What to do.
Repeat the material verbatim and drop the pictures.

Collected material.
↓
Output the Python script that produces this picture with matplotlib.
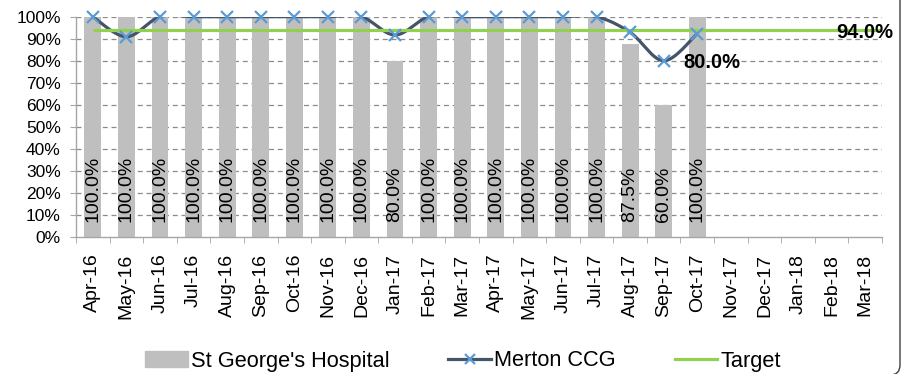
import numpy as np
import matplotlib.pyplot as plt
from matplotlib.patches import FancyBboxPatch, Patch
from matplotlib.lines import Line2D
from matplotlib.transforms import IdentityTransform

plt.rcParams['font.family'] = ['Liberation Sans', 'DejaVu Sans']

months = ['Apr-16', 'May-16', 'Jun-16', 'Jul-16', 'Aug-16', 'Sep-16', 'Oct-16',
          'Nov-16', 'Dec-16', 'Jan-17', 'Feb-17', 'Mar-17', 'Apr-17', 'May-17',
          'Jun-17', 'Jul-17', 'Aug-17', 'Sep-17', 'Oct-17', 'Nov-17', 'Dec-17',
          'Jan-18', 'Feb-18', 'Mar-18']

# St George's Hospital, % per month (Apr-16 .. Oct-17)
st_georges = [100.0, 100.0, 100.0, 100.0, 100.0, 100.0, 100.0, 100.0, 100.0,
              80.0, 100.0, 100.0, 100.0, 100.0, 100.0, 100.0, 87.5, 60.0, 100.0]

# Merton CCG, % per month (Apr-16 .. Oct-17)
merton = [100.0, 90.9, 100.0, 100.0, 100.0, 100.0, 100.0, 100.0, 100.0,
          91.7, 100.0, 100.0, 100.0, 100.0, 100.0, 100.0, 92.9, 80.0, 92.3]

target = 94.0

BAR_COL = '#BFBFBF'
LINE_COL = '#44546A'
MARK_COL = '#5B9BD5'
TARGET_COL = '#92D050'
AXIS_COL = '#A6A6A6'


def smooth(xs, ys, n=30):
    # bezier smoothing through the points, like spreadsheet "smoothed line"
    p = np.column_stack([xs, ys]).astype(float)
    out = []
    for i in range(len(p) - 1):
        p0 = p[i - 1] if i > 0 else p[i]
        p3 = p[i + 2] if i + 2 < len(p) else p[i + 1]
        c1 = p[i] + (p[i + 1] - p0) / 6
        c2 = p[i + 1] - (p3 - p[i]) / 6
        t = np.linspace(0, 1, n)[:, None]
        seg = ((1 - t) ** 3 * p[i] + 3 * (1 - t) ** 2 * t * c1
               + 3 * (1 - t) * t ** 2 * c2 + t ** 3 * p[i + 1])
        out.append(seg if i == 0 else seg[1:])
    out = np.vstack(out)
    return out[:, 0], out[:, 1]


fig = plt.figure(figsize=(9.07, 3.74), dpi=100)
ax = fig.add_axes([76 / 907, 1 - 237 / 374, 806 / 907, 220.3 / 374])

x_all = np.arange(len(months))
x_sg = np.arange(len(st_georges))
x_m = np.arange(len(merton))

ax.bar(x_sg, st_georges, width=0.5, color=BAR_COL, zorder=2)
for xi, v in zip(x_sg, st_georges):
    ax.annotate(f'{v:.1f}%', (xi, 0), xytext=(0, 11), textcoords='offset points',
                rotation=90, ha='center', va='bottom', fontsize=14, zorder=5)

sx, sy = smooth(x_m, merton)
ax.plot(sx, sy, color=LINE_COL, lw=2.3, zorder=3, solid_capstyle='round')
ax.plot(x_m, merton, ls='none', marker='x', ms=8, mew=1.6, color=MARK_COL,
        zorder=4, clip_on=False)
ax.annotate(f'{merton[17]:.1f}%', (x_m[17], merton[17]), xytext=(14, -1),
            textcoords='offset points', ha='left', va='center',
            fontsize=14.5, fontweight='bold', zorder=6)

ax.hlines(target, x_all[0], x_all[-1] + 0.5, color=TARGET_COL, lw=2.3, zorder=3.5)
ax.annotate(f'{target:.1f}%', (x_all[-1], target), xytext=(0, -2),
            textcoords='offset points', ha='center', va='center',
            fontsize=14.5, fontweight='bold', zorder=6)

ax.set_xlim(-0.5, len(months) - 0.5)
ax.set_ylim(0, 100)
ax.set_yticks(np.arange(0, 101, 10))
ax.set_yticklabels([f'{v}%' for v in range(0, 101, 10)], fontsize=12.5)
ax.set_xticks(x_all)
ax.set_xticklabels(months, rotation=90, fontsize=14)
ax.set_xticks(np.arange(-0.5, len(months)), minor=True)
ax.tick_params(axis='x', which='major', length=0, pad=12)
ax.tick_params(axis='x', which='minor', length=4, color=AXIS_COL, direction='out')
ax.tick_params(axis='y', length=4.5, color=AXIS_COL, pad=6.5)

for y in range(10, 101, 10):
    ax.axhline(y, color='#8C8C8C', lw=0.9, ls=(0, (4, 3)), zorder=1)

for s in ('top', 'right'):
    ax.spines[s].set_visible(False)
for s in ('left', 'bottom'):
    ax.spines[s].set_color(AXIS_COL)
    ax.spines[s].set_linewidth(1)

handles = [
    Patch(color=BAR_COL, label="St George's Hospital"),
    Line2D([], [], color=LINE_COL, lw=2.3, marker='x', ms=7, mew=1.6,
           mec=MARK_COL, label='Merton CCG'),
    Line2D([], [], color=TARGET_COL, lw=2.3, label='Target'),
]
fig.legend(handles=handles, loc='center', bbox_to_anchor=(463 / 907, 1 - 361 / 374),
           ncol=3, frameon=False, fontsize=15.7, handlelength=1.95, handleheight=0.7,
           handletextpad=0.15, columnspacing=2.7, borderpad=0, borderaxespad=0)

# outer chart frame
frame = FancyBboxPatch((-30, -1), 930, 400, boxstyle='round,pad=0,rounding_size=10',
                       transform=IdentityTransform(), fill=False,
                       edgecolor='#404040', lw=1)
fig.add_artist(frame)

fig.savefig('out.png', dpi=100)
↑
Answer to the task.
Output the Python script that produces this picture with matplotlib.
import numpy as np
import matplotlib.pyplot as plt
from matplotlib.patches import FancyBboxPatch, Patch
from matplotlib.lines import Line2D
from matplotlib.transforms import IdentityTransform

plt.rcParams['font.family'] = ['Liberation Sans', 'DejaVu Sans']

months = ['Apr-16', 'May-16', 'Jun-16', 'Jul-16', 'Aug-16', 'Sep-16', 'Oct-16',
          'Nov-16', 'Dec-16', 'Jan-17', 'Feb-17', 'Mar-17', 'Apr-17', 'May-17',
          'Jun-17', 'Jul-17', 'Aug-17', 'Sep-17', 'Oct-17', 'Nov-17', 'Dec-17',
          'Jan-18', 'Feb-18', 'Mar-18']

# St George's Hospital, % per month (Apr-16 .. Oct-17)
st_georges = [100.0, 100.0, 100.0, 100.0, 100.0, 100.0, 100.0, 100.0, 100.0,
              80.0, 100.0, 100.0, 100.0, 100.0, 100.0, 100.0, 87.5, 60.0, 100.0]

# Merton CCG, % per month (Apr-16 .. Oct-17)
merton = [100.0, 90.9, 100.0, 100.0, 100.0, 100.0, 100.0, 100.0, 100.0,
          91.7, 100.0, 100.0, 100.0, 100.0, 100.0, 100.0, 92.9, 80.0, 92.3]

target = 94.0

BAR_COL = '#BFBFBF'
LINE_COL = '#44546A'
MARK_COL = '#5B9BD5'
TARGET_COL = '#92D050'
AXIS_COL = '#A6A6A6'


def smooth(xs, ys, n=30):
    # bezier smoothing through the points, like spreadsheet "smoothed line"
    p = np.column_stack([xs, ys]).astype(float)
    out = []
    for i in range(len(p) - 1):
        p0 = p[i - 1] if i > 0 else p[i]
        p3 = p[i + 2] if i + 2 < len(p) else p[i + 1]
        c1 = p[i] + (p[i + 1] - p0) / 6
        c2 = p[i + 1] - (p3 - p[i]) / 6
        t = np.linspace(0, 1, n)[:, None]
        seg = ((1 - t) ** 3 * p[i] + 3 * (1 - t) ** 2 * t * c1
               + 3 * (1 - t) * t ** 2 * c2 + t ** 3 * p[i + 1])
        out.append(seg if i == 0 else seg[1:])
    out = np.vstack(out)
    return out[:, 0], out[:, 1]


fig = plt.figure(figsize=(9.07, 3.74), dpi=100)
ax = fig.add_axes([76 / 907, 1 - 237 / 374, 806 / 907, 220.3 / 374])

x_all = np.arange(len(months))
x_sg = np.arange(len(st_georges))
x_m = np.arange(len(merton))

ax.bar(x_sg, st_georges, width=0.5, color=BAR_COL, zorder=2)
for xi, v in zip(x_sg, st_georges):
    ax.annotate(f'{v:.1f}%', (xi, 0), xytext=(0, 11), textcoords='offset points',
                rotation=90, ha='center', va='bottom', fontsize=14, zorder=5)

sx, sy = smooth(x_m, merton)
ax.plot(sx, sy, color=LINE_COL, lw=2.3, zorder=3, solid_capstyle='round')
ax.plot(x_m, merton, ls='none', marker='x', ms=8, mew=1.6, color=MARK_COL,
        zorder=4, clip_on=False)
ax.annotate(f'{merton[17]:.1f}%', (x_m[17], merton[17]), xytext=(14, -1),
            textcoords='offset points', ha='left', va='center',
            fontsize=14.5, fontweight='bold', zorder=6)

ax.hlines(target, x_all[0], x_all[-1] + 0.5, color=TARGET_COL, lw=2.3, zorder=3.5)
ax.annotate(f'{target:.1f}%', (x_all[-1], target), xytext=(0, -2),
            textcoords='offset points', ha='center', va='center',
            fontsize=14.5, fontweight='bold', zorder=6)

ax.set_xlim(-0.5, len(months) - 0.5)
ax.set_ylim(0, 100)
ax.set_yticks(np.arange(0, 101, 10))
ax.set_yticklabels([f'{v}%' for v in range(0, 101, 10)], fontsize=12.5)
ax.set_xticks(x_all)
ax.set_xticklabels(months, rotation=90, fontsize=14)
ax.set_xticks(np.arange(-0.5, len(months)), minor=True)
ax.tick_params(axis='x', which='major', length=0, pad=12)
ax.tick_params(axis='x', which='minor', length=4, color=AXIS_COL, direction='out')
ax.tick_params(axis='y', length=4.5, color=AXIS_COL, pad=6.5)

for y in range(10, 101, 10):
    ax.axhline(y, color='#8C8C8C', lw=0.9, ls=(0, (4, 3)), zorder=1)

for s in ('top', 'right'):
    ax.spines[s].set_visible(False)
for s in ('left', 'bottom'):
    ax.spines[s].set_color(AXIS_COL)
    ax.spines[s].set_linewidth(1)

handles = [
    Patch(color=BAR_COL, label="St George's Hospital"),
    Line2D([], [], color=LINE_COL, lw=2.3, marker='x', ms=7, mew=1.6,
           mec=MARK_COL, label='Merton CCG'),
    Line2D([], [], color=TARGET_COL, lw=2.3, label='Target'),
]
fig.legend(handles=handles, loc='center', bbox_to_anchor=(463 / 907, 1 - 361 / 374),
           ncol=3, frameon=False, fontsize=15.7, handlelength=1.95, handleheight=0.7,
           handletextpad=0.15, columnspacing=2.7, borderpad=0, borderaxespad=0)

# outer chart frame
frame = FancyBboxPatch((-30, -1), 930, 400, boxstyle='round,pad=0,rounding_size=10',
                       transform=IdentityTransform(), fill=False,
                       edgecolor='#404040', lw=1)
fig.add_artist(frame)

fig.savefig('out.png', dpi=100)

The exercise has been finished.